Optimizely and Google Optimize have a different approach when it comes to counting conversions. Google’s reports are session based, meaning it might count the same visitor twice if they started two different sessions. Optimizely, on the other hand, is unique visitor based, so it won’t count the same visitor and conversion twice. They differ also in the statistical method they use when determining the winning variation. Google Optimize uses Bayesian methods and Optimizely uses Frequentist approach. In my previous article, I briefly described those two methods and linked some useful articles if you want to dig deeper into the subject.

Reporting in Optimizely is almost live, meaning you can see visitor’s conversions immediately or with a few minutes delay. Google Optimize on other hand has a big delay. It has up to 12 hours delay and this can be very frustrating if you are testing out experiments before setting them live. You are not able to see results on the same workday if something needs to be fixed.
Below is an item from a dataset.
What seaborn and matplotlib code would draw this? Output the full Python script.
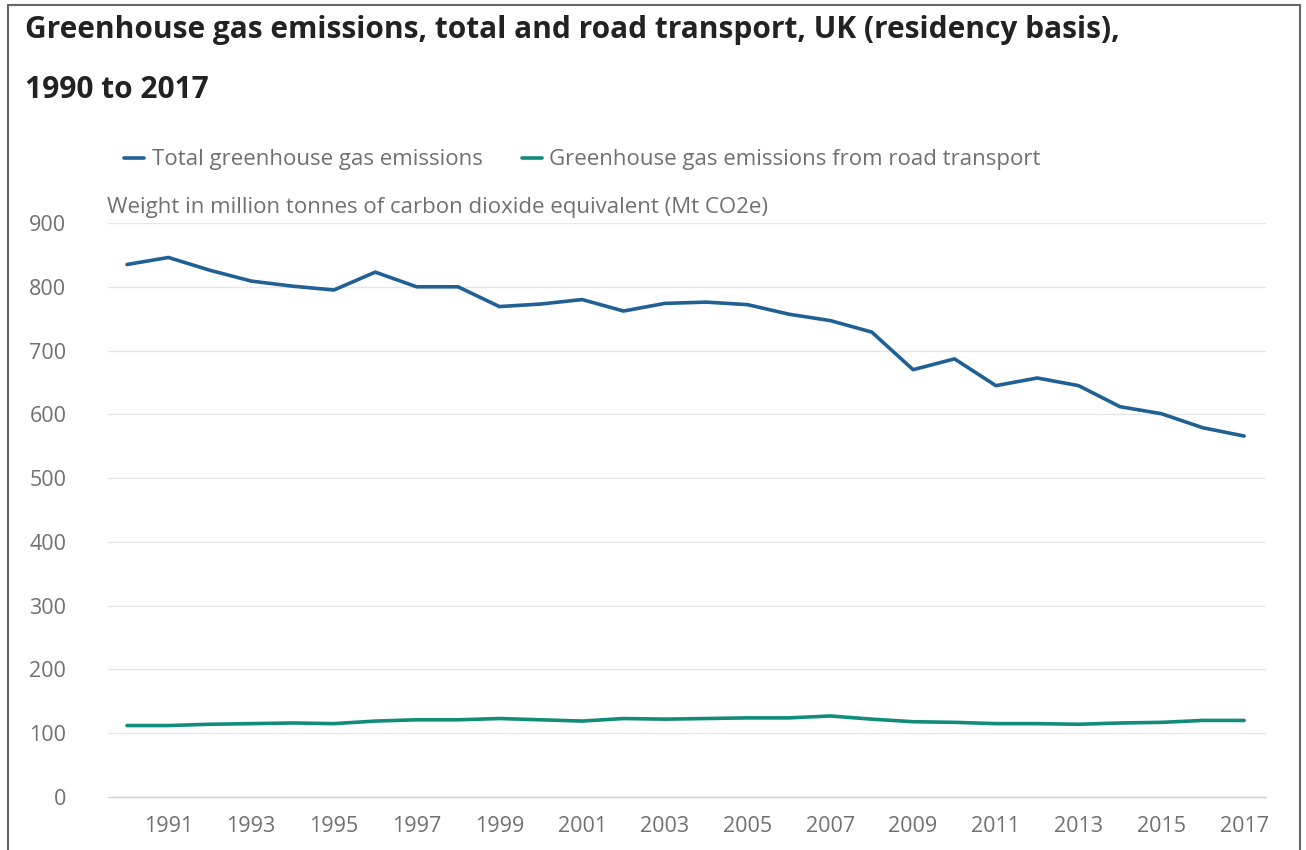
import pandas as pd
import seaborn as sns
import matplotlib.pyplot as plt
from matplotlib.patches import Rectangle
from matplotlib.lines import Line2D

# Values (Mt CO2e)
years = list(range(1990, 2018))
total_ghg = [835, 846, 826, 809, 801, 795, 823, 800, 800, 769, 773, 780, 762, 774,
             776, 772, 757, 747, 729, 670, 687, 645, 657, 645, 612, 601, 579, 566]
road_ghg = [112, 112, 114, 115, 116, 115, 119, 121, 121, 123, 121, 119, 123, 122,
            123, 124, 124, 127, 122, 118, 117, 115, 115, 114, 116, 117, 120, 120]

series_names = ["Total greenhouse gas emissions",
                "Greenhouse gas emissions from road transport"]
colours = ["#206095", "#118c7b"]
y_ticks = [0, 100, 200, 300, 400, 500, 600, 700, 800, 900]
x_ticks = list(range(1991, 2018, 2))

df = pd.DataFrame({
    "year": years * 2,
    "value": total_ghg + road_ghg,
    "series": [series_names[0]] * len(years) + [series_names[1]] * len(years),
})

sns.set_theme(style="white")
plt.rcParams['font.family'] = ['Open Sans', 'DejaVu Sans']

fig = plt.figure(figsize=(13.06, 8.5), dpi=100)
ax = fig.add_axes([0.0827, 0.0624, 0.8867, 0.6752])

sns.lineplot(data=df, x="year", y="value", hue="series", palette=colours,
             linewidth=2.6, ax=ax, legend=False)

ax.set_xlim(1989.54, 2017.53)
ax.set_ylim(0, 900)
ax.set_yticks(y_ticks)
ax.set_xticks(x_ticks)
ax.set_xticklabels([str(y) for y in x_ticks])
ax.grid(axis="y", color="#e6e6e6", linewidth=1)
ax.set_axisbelow(True)
for s in ["top", "right", "left"]:
    ax.spines[s].set_visible(False)
ax.spines["bottom"].set_color("#d0d0d0")
ax.spines["bottom"].set_linewidth(1)
ax.tick_params(axis="x", length=10, width=1, color="#d0d0d0", colors="#707070",
               labelsize=15.5, pad=4)
ax.tick_params(axis="y", length=0, colors="#707070", labelsize=15.5, pad=30)
for lab in ax.get_xticklabels() + ax.get_yticklabels():
    lab.set_color("#707070")
ax.set_xlabel("")
ax.set_ylabel("")

# Title, legend and axis caption
fig.text(25 / 1306, 1 - 30 / 850, "Greenhouse gas emissions, total and road transport, UK (residency basis),",
         fontsize=21.5, fontweight="bold", color="#222222", va="center", ha="left")
fig.text(25 / 1306, 1 - 90 / 850, "1990 to 2017",
         fontsize=21.5, fontweight="bold", color="#222222", va="center", ha="left")

handles = [Line2D([0], [0], color=c, linewidth=2.6) for c in colours]
fig.legend(handles, series_names, loc="center left",
           bbox_to_anchor=(104 / 1306, 1 - 160 / 850), ncol=2, frameon=False,
           fontsize=16, handlelength=0.9, handletextpad=0.35, columnspacing=1.75,
           labelcolor="#707070")

fig.text(107 / 1306, 1 - 208 / 850,
         "Weight in million tonnes of carbon dioxide equivalent (Mt CO2e)",
         fontsize=16, color="#707070", va="center", ha="left")

# Outer frame
fig.patches.append(Rectangle((8 / 1306, -0.05), 1292 / 1306, 1.05 - 5 / 850,
                             transform=fig.transFigure, fill=False,
                             edgecolor="#666666", linewidth=1.5))

fig.savefig("out.png", dpi=100, facecolor="white")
As I mentioned in the introduction, I didn’t want this article to be about what is better or what you should go with. Different projects have different requests. GO being completely linked to GA is both an advantage and disadvantage. If you are already using GA or you are planning to use it and your experiments won’t reach really complex phases, then GO should be a very good solution considering it’s a free tool and has a fair amount of features and options. Optimizely is a more professional tool and will serve you well through all phases of creating an experiment.

There is another very popular tool in the A/B testing scene – VWO and we have been testing it out too so in the future you can expect another comparison from us.